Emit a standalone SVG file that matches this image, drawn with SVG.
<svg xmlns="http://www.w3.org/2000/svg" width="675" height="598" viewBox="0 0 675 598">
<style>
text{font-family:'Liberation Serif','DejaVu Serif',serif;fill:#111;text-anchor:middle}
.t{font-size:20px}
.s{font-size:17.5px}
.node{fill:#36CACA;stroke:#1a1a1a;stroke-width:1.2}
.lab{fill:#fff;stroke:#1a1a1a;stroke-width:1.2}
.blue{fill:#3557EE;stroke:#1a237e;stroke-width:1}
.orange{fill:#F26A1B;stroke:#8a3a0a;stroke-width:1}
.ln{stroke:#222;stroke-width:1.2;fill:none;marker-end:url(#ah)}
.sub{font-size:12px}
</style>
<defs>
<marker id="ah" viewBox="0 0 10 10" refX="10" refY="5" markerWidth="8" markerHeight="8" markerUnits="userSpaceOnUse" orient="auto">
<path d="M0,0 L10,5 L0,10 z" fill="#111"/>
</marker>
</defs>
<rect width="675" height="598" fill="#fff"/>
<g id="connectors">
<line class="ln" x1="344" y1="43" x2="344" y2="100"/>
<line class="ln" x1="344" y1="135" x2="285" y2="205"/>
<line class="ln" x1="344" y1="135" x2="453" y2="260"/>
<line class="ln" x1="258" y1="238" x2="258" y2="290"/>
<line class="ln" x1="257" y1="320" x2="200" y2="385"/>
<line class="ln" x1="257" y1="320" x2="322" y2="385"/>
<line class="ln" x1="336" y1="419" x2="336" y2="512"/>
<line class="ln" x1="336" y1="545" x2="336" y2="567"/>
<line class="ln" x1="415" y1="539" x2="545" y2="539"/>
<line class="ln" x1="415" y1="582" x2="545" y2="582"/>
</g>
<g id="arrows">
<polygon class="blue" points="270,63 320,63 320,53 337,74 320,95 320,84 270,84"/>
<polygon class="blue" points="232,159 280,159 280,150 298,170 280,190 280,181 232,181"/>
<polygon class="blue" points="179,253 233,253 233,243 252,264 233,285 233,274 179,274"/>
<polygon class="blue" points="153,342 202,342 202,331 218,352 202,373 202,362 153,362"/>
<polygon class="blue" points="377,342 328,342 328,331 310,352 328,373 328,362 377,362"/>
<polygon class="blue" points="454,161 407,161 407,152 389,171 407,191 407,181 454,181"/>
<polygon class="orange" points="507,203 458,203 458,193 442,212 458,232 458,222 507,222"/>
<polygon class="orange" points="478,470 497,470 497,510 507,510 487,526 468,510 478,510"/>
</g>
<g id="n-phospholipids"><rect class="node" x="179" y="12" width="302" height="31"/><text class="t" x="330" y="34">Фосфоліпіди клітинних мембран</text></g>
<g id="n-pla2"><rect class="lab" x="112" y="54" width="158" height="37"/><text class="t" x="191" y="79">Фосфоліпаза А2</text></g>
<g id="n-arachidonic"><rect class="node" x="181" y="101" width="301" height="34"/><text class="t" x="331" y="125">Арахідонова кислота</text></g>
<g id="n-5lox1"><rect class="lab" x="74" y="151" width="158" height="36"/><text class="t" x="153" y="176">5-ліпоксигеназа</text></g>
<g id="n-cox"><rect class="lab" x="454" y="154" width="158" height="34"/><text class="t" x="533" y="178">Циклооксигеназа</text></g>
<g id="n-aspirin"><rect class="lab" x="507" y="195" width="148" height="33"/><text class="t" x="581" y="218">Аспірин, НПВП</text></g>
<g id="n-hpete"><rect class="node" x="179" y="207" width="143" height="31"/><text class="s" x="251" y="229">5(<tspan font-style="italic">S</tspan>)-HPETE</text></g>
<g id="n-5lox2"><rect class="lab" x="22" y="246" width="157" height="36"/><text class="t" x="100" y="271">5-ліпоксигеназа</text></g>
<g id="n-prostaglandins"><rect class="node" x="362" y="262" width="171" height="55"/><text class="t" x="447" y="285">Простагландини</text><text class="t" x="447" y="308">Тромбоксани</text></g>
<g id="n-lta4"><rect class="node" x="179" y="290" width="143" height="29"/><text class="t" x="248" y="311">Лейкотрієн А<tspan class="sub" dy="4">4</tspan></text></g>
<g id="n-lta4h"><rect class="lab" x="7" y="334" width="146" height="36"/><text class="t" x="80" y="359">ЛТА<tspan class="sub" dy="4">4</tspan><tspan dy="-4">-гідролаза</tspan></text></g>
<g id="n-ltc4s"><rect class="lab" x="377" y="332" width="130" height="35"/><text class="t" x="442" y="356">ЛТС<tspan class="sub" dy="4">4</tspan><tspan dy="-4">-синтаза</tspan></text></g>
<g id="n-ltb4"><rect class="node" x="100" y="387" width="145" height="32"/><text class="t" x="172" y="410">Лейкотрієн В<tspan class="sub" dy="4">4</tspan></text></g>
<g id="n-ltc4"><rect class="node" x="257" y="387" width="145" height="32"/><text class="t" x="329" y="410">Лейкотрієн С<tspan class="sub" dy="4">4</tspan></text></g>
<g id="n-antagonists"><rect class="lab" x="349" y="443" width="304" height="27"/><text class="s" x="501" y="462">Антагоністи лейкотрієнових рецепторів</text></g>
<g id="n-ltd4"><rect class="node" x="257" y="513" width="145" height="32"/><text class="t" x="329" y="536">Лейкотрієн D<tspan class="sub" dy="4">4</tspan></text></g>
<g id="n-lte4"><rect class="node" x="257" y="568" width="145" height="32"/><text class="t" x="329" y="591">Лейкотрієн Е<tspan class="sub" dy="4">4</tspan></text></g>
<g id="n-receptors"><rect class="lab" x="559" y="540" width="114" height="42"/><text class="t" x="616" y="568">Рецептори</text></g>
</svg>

◆ **Challenge**
Make an exact copy of the data above.

◆ **Result of the task**
Emit a standalone SVG file that matches this image, drawn with SVG.
<svg xmlns="http://www.w3.org/2000/svg" width="675" height="598" viewBox="0 0 675 598">
<style>
text{font-family:'Liberation Serif','DejaVu Serif',serif;fill:#111;text-anchor:middle}
.t{font-size:20px}
.s{font-size:17.5px}
.node{fill:#36CACA;stroke:#1a1a1a;stroke-width:1.2}
.lab{fill:#fff;stroke:#1a1a1a;stroke-width:1.2}
.blue{fill:#3557EE;stroke:#1a237e;stroke-width:1}
.orange{fill:#F26A1B;stroke:#8a3a0a;stroke-width:1}
.ln{stroke:#222;stroke-width:1.2;fill:none;marker-end:url(#ah)}
.sub{font-size:12px}
</style>
<defs>
<marker id="ah" viewBox="0 0 10 10" refX="10" refY="5" markerWidth="8" markerHeight="8" markerUnits="userSpaceOnUse" orient="auto">
<path d="M0,0 L10,5 L0,10 z" fill="#111"/>
</marker>
</defs>
<rect width="675" height="598" fill="#fff"/>
<g id="connectors">
<line class="ln" x1="344" y1="43" x2="344" y2="100"/>
<line class="ln" x1="344" y1="135" x2="285" y2="205"/>
<line class="ln" x1="344" y1="135" x2="453" y2="260"/>
<line class="ln" x1="258" y1="238" x2="258" y2="290"/>
<line class="ln" x1="257" y1="320" x2="200" y2="385"/>
<line class="ln" x1="257" y1="320" x2="322" y2="385"/>
<line class="ln" x1="336" y1="419" x2="336" y2="512"/>
<line class="ln" x1="336" y1="545" x2="336" y2="567"/>
<line class="ln" x1="415" y1="539" x2="545" y2="539"/>
<line class="ln" x1="415" y1="582" x2="545" y2="582"/>
</g>
<g id="arrows">
<polygon class="blue" points="270,63 320,63 320,53 337,74 320,95 320,84 270,84"/>
<polygon class="blue" points="232,159 280,159 280,150 298,170 280,190 280,181 232,181"/>
<polygon class="blue" points="179,253 233,253 233,243 252,264 233,285 233,274 179,274"/>
<polygon class="blue" points="153,342 202,342 202,331 218,352 202,373 202,362 153,362"/>
<polygon class="blue" points="377,342 328,342 328,331 310,352 328,373 328,362 377,362"/>
<polygon class="blue" points="454,161 407,161 407,152 389,171 407,191 407,181 454,181"/>
<polygon class="orange" points="507,203 458,203 458,193 442,212 458,232 458,222 507,222"/>
<polygon class="orange" points="478,470 497,470 497,510 507,510 487,526 468,510 478,510"/>
</g>
<g id="n-phospholipids"><rect class="node" x="179" y="12" width="302" height="31"/><text class="t" x="330" y="34">Фосфоліпіди клітинних мембран</text></g>
<g id="n-pla2"><rect class="lab" x="112" y="54" width="158" height="37"/><text class="t" x="191" y="79">Фосфоліпаза А2</text></g>
<g id="n-arachidonic"><rect class="node" x="181" y="101" width="301" height="34"/><text class="t" x="331" y="125">Арахідонова кислота</text></g>
<g id="n-5lox1"><rect class="lab" x="74" y="151" width="158" height="36"/><text class="t" x="153" y="176">5-ліпоксигеназа</text></g>
<g id="n-cox"><rect class="lab" x="454" y="154" width="158" height="34"/><text class="t" x="533" y="178">Циклооксигеназа</text></g>
<g id="n-aspirin"><rect class="lab" x="507" y="195" width="148" height="33"/><text class="t" x="581" y="218">Аспірин, НПВП</text></g>
<g id="n-hpete"><rect class="node" x="179" y="207" width="143" height="31"/><text class="s" x="251" y="229">5(<tspan font-style="italic">S</tspan>)-HPETE</text></g>
<g id="n-5lox2"><rect class="lab" x="22" y="246" width="157" height="36"/><text class="t" x="100" y="271">5-ліпоксигеназа</text></g>
<g id="n-prostaglandins"><rect class="node" x="362" y="262" width="171" height="55"/><text class="t" x="447" y="285">Простагландини</text><text class="t" x="447" y="308">Тромбоксани</text></g>
<g id="n-lta4"><rect class="node" x="179" y="290" width="143" height="29"/><text class="t" x="248" y="311">Лейкотрієн А<tspan class="sub" dy="4">4</tspan></text></g>
<g id="n-lta4h"><rect class="lab" x="7" y="334" width="146" height="36"/><text class="t" x="80" y="359">ЛТА<tspan class="sub" dy="4">4</tspan><tspan dy="-4">-гідролаза</tspan></text></g>
<g id="n-ltc4s"><rect class="lab" x="377" y="332" width="130" height="35"/><text class="t" x="442" y="356">ЛТС<tspan class="sub" dy="4">4</tspan><tspan dy="-4">-синтаза</tspan></text></g>
<g id="n-ltb4"><rect class="node" x="100" y="387" width="145" height="32"/><text class="t" x="172" y="410">Лейкотрієн В<tspan class="sub" dy="4">4</tspan></text></g>
<g id="n-ltc4"><rect class="node" x="257" y="387" width="145" height="32"/><text class="t" x="329" y="410">Лейкотрієн С<tspan class="sub" dy="4">4</tspan></text></g>
<g id="n-antagonists"><rect class="lab" x="349" y="443" width="304" height="27"/><text class="s" x="501" y="462">Антагоністи лейкотрієнових рецепторів</text></g>
<g id="n-ltd4"><rect class="node" x="257" y="513" width="145" height="32"/><text class="t" x="329" y="536">Лейкотрієн D<tspan class="sub" dy="4">4</tspan></text></g>
<g id="n-lte4"><rect class="node" x="257" y="568" width="145" height="32"/><text class="t" x="329" y="591">Лейкотрієн Е<tspan class="sub" dy="4">4</tspan></text></g>
<g id="n-receptors"><rect class="lab" x="559" y="540" width="114" height="42"/><text class="t" x="616" y="568">Рецептори</text></g>
</svg>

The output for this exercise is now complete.